The overriding impression given by those interviewed for The Rio Times is a general lack of faith in candidates to fulfill promises or make positive change. Jaime Conceição Silva, 53, a bricklayer from Morro dos Prazeres, speaks with resignation; “I think very little will change, especially for people from the lower classes. It should be shared more but people in power create laws that benefits themselves.”

Ana Cristina Brito, 51, a mother of seven from Guadalupe echoes this lack of belief in the candidates. “Nothing will improve or change so here in the community people often vote for those who promise to raise people’s finances and meet people’s necessities”, she said.

Yolanda Barroso, 21, wants politicians to be more engaged, photo courtesy of Yolanda Barroso.

An issue that repeatedly raises its head is the fact that voting is obligatory in Brazil. It is possible to invalidate your vote, but not turning up at all is not really an option.

Luis Neves, 62, a juice vendor in Largo da Carioca argues that; “it’s obligatory, so I’m not really choosing. You just have to choose but so many are corrupt.”

Ficha Limpa, the Anti-Corruption Law, is at least discussed with some hope.
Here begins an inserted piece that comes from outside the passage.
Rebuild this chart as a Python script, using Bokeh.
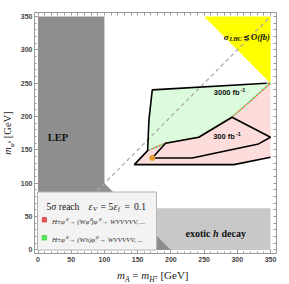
from bokeh.plotting import figure
from bokeh.models import Range1d, LinearAxis, FixedTicker, Label, BoxAnnotation, Div
from bokeh.layouts import row, column
from bokeh.embed import file_html
from bokeh.resources import INLINE

# ---------------- data ----------------
tick_values = [0, 50, 100, 150, 200, 250, 300, 350]
minor_tick_values = list(range(0, 360, 10))

lep_x = [0, 200, 100, 100, 0]
lep_y = [0, 0, 100, 350, 350]
exotic_x = [0, 350, 350, 0]
exotic_y = [0, 0, 62.5, 62.5]
lhc_x = [250, 350, 350]
lhc_y = [350, 350, 250]
diag_x = [0, 350]
diag_y = [0, 350]

red_region_x = [145, 295, 350, 350, 292, 242, 192, 165]
red_region_y = [128, 128, 139, 250, 199, 169, 160, 149]
green_region_x = [165, 167, 172, 344, 350, 292, 242, 192]
green_region_y = [149, 195, 240, 250, 250, 199, 169, 160]
boundary_x = [165, 192, 242, 292, 350, 344]
boundary_y = [149, 160, 169, 199, 250, 250]

c3000_x = [344, 172, 167, 165, 145, 295, 350]
c3000_y = [250, 240, 195, 149, 128, 128, 139]
c300_x = [172, 192, 242, 292, 350, 332, 232, 172]
c300_y = [138, 160, 169, 199, 169, 159, 138, 138]
bench_x = [172]
bench_y = [138]

legend_labels = ["H±φ⁰ → (Wφ⁰)φ⁰ → WVVVVV, ...",
                 "H±φ⁰ → (Wh)φ⁰ → WVVVVV, ..."]
legend_colors = ["#f05555", "#55ee55"]
legend_edges = ["#d04444", "#44cc44"]

# ---------------- layout ----------------
YDIV_W = 15
W, H = 274, 266
ML, MR, MT, MB = 19, 13, 12, 13
XR0, XR1 = -5.27, 359.0
YR0, YR1 = -5.25, 356.0
FL = YDIV_W + ML
FB = H - MB
SX = (W - ML - MR) / (XR1 - XR0)
SY = (H - MT - MB) / (YR1 - YR0)


def dx(px):
    return XR0 + (px - FL) / SX


def dy(py):
    return YR0 + (FB - py) / SY


p = figure(width=W, height=H, output_backend="svg", toolbar_location=None,
           x_range=Range1d(XR0, XR1), y_range=Range1d(YR0, YR1),
           min_border_left=ML, min_border_right=MR, min_border_top=MT,
           min_border_bottom=MB, x_axis_location=None, y_axis_location=None,
           margin=0)
p.grid.visible = False
p.outline_line_color = None
p.background_fill_color = "white"
p.border_fill_color = "white"

AX = "#9a9a9a"


def style_axis(ax, labels=True):
    ax.axis_line_color = AX
    ax.major_tick_line_color = AX
    ax.minor_tick_line_color = AX
    ax.major_tick_out = 0
    ax.minor_tick_out = 0
    if labels:
        ax.ticker = FixedTicker(ticks=tick_values, minor_ticks=minor_tick_values)
        ax.major_tick_in = 4
        ax.minor_tick_in = 2
        ax.major_label_text_font = "Liberation Sans"
        ax.major_label_text_font_style = "bold"
        ax.major_label_text_font_size = "7px"
        ax.major_label_text_color = "#444444"
        ax.major_label_standoff = 3
    else:
        ax.ticker = FixedTicker(ticks=[], minor_ticks=minor_tick_values)
        ax.minor_tick_in = 3
        ax.major_label_standoff = 0


bottom = LinearAxis()
left = LinearAxis()
top = LinearAxis()
right = LinearAxis()
style_axis(bottom)
style_axis(left)
left.major_label_standoff = 2
style_axis(top, False)
style_axis(right, False)
p.add_layout(bottom, "below")
p.add_layout(left, "left")
p.add_layout(top, "above")
p.add_layout(right, "right")

# regions
p.patch(exotic_x, exotic_y, fill_color="#c8c8c8", line_color=None)
p.patch(lep_x, lep_y, fill_color="#8e8e8e", line_color=None)
p.patch(lhc_x, lhc_y, fill_color="#ffff00", line_color=None)
p.patch(red_region_x, red_region_y, fill_color="#fddcdc", line_color=None)
p.patch(green_region_x, green_region_y, fill_color="#dcfadc", line_color=None)
p.line(diag_x, diag_y, line_color="#a8a8a8", line_width=1.2, line_dash="4 3")
p.line(boundary_x, boundary_y, line_color="#ff6060", line_width=1.5, line_dash="2 2")
p.line(boundary_x, boundary_y, line_color="#60e060", line_width=1.5,
       line_dash="2 2", line_dash_offset=2)
p.line(c3000_x, c3000_y, line_color="black", line_width=1.6)
p.line(c300_x, c300_y, line_color="black", line_width=1.6)
p.scatter(bench_x, bench_y, marker="circle", size=5, fill_color="#e89a2a",
          line_color="#e89a2a")


def lab(px, py, text, size, style="normal", font="Liberation Serif",
        align="left", color="#111111"):
    p.add_layout(Label(x=dx(px), y=dy(py), text=text, text_font=font,
                       text_font_size=f"{size}px", text_font_style=style,
                       text_align=align, text_baseline="alphabetic",
                       text_color=color))


# ---- legend box (built from annotations) ----
p.add_layout(BoxAnnotation(left=dx(37), right=dx(156), top=dy(191.5), bottom=dy(249.5),
                           fill_color="#f3f3f3", fill_alpha=1,
                           line_color="#b5b5b5", line_width=1, line_alpha=1))
lab(46, 206, "5σ reach", 9.5)
for args in [(88, 206, "ε", 9.5, "italic"), (92.5, 208, "V", 6.5, "italic"),
             (100, 206, "=", 9.5), (108, 206, "5", 9.5),
             (113, 206, "ε", 9.5, "italic"), (117.5, 208, "f", 6.5, "italic"),
             (124, 206, "=", 9.5), (133.5, 206, "0.1", 9.5)]:
    lab(*args)
for i, (txt, fc, ec) in enumerate(zip(legend_labels, legend_colors, legend_edges)):
    cy = 219.3 + 18 * i
    p.add_layout(BoxAnnotation(left=dx(41.7), right=dx(46), top=dy(cy - 2.2),
                               bottom=dy(cy + 2.2), fill_color=fc, fill_alpha=1,
                               line_color=ec, line_width=0.8, line_alpha=1))
    lab(51.5, cy + 2.2, txt, 7, "italic", color="#333333")

# region labels
lab(57.5, 137, "LEP", 10.5, "bold", align="center")
lab(185, 233, "exotic", 10, "bold")
lab(212.5, 233, "h", 10, "bold italic")
lab(221, 233, "decay", 10, "bold")
lab(213.3, 92, "3000 fb", 7.5, "bold", font="Liberation Sans")
lab(240, 89, "-1", 5.5, "bold", font="Liberation Sans")
lab(212.7, 136, "300 fb", 7.5, "bold", font="Liberation Sans")
lab(235.5, 133, "-1", 5.5, "bold", font="Liberation Sans")
lab(223.3, 36, "σ", 9, "bold italic")
lab(229, 38, "LHC", 6, "bold italic")
lab(242, 36, "≲", 8, "bold", font="DejaVu Serif")
lab(250.5, 36, "O(fb)", 8.5, "bold italic")

# axis titles as real text with sub/superscripts
xdiv = Div(width=W + YDIV_W, height=284 - H, margin=0, text=(
    "<div style=\"margin-left:117px;margin-top:3px;font-family:'Liberation Serif';"
    "font-size:11px;line-height:12px;white-space:nowrap;color:#222\">"
    "<i>m</i><sub style='font-size:7.5px'><i>A</i></sub> = "
    "<i>m</i><sub style='font-size:7.5px'><i>H</i><sup style='font-size:5.5px'>±</sup></sub>"
    " [GeV]</div>"))
ydiv = Div(width=YDIV_W, height=H, margin=0, text=(
    "<div style=\"width:100px;height:12px;margin-left:-42.5px;margin-top:127px;"
    "transform:rotate(-90deg);text-align:center;font-family:'Liberation Serif';"
    "font-size:10.5px;line-height:12px;white-space:nowrap;color:#222\">"
    "<i>m</i><sub style='font-size:7px'><i>φ</i><sup style='font-size:5px'>0</sup></sub>"
    " [GeV]</div>"))

layout = column(row(ydiv, p, margin=0), xdiv, margin=0)
open("out.html", "w").write(file_html(layout, INLINE))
Antonio Aquiar de Lima, a 20 year old musician from Santa Teresa believes that “it will bring justice to Brazilian politics, but in the meantime everyone needs to evolve.”

One positive in the Brazilian electoral system, highlighted by Marcio and Mateus, is the direct-recording electronic voting system, arguably the most reliable in the world. The first country ever to implement the system back in 1996, these machines are praised for their simplicity and effectiveness in collating over 200 million votes and minimizing fraud.

All week The Rio Times has been conducting its own Voting for a New President of Brazil poll and so far the results are pretty even amongst the three main candidates. At the time of press Dilma Rousseff is in the lead with 34 percent of the vote, followed by José Serra with 32 percent and Marina Silva with 30 percent.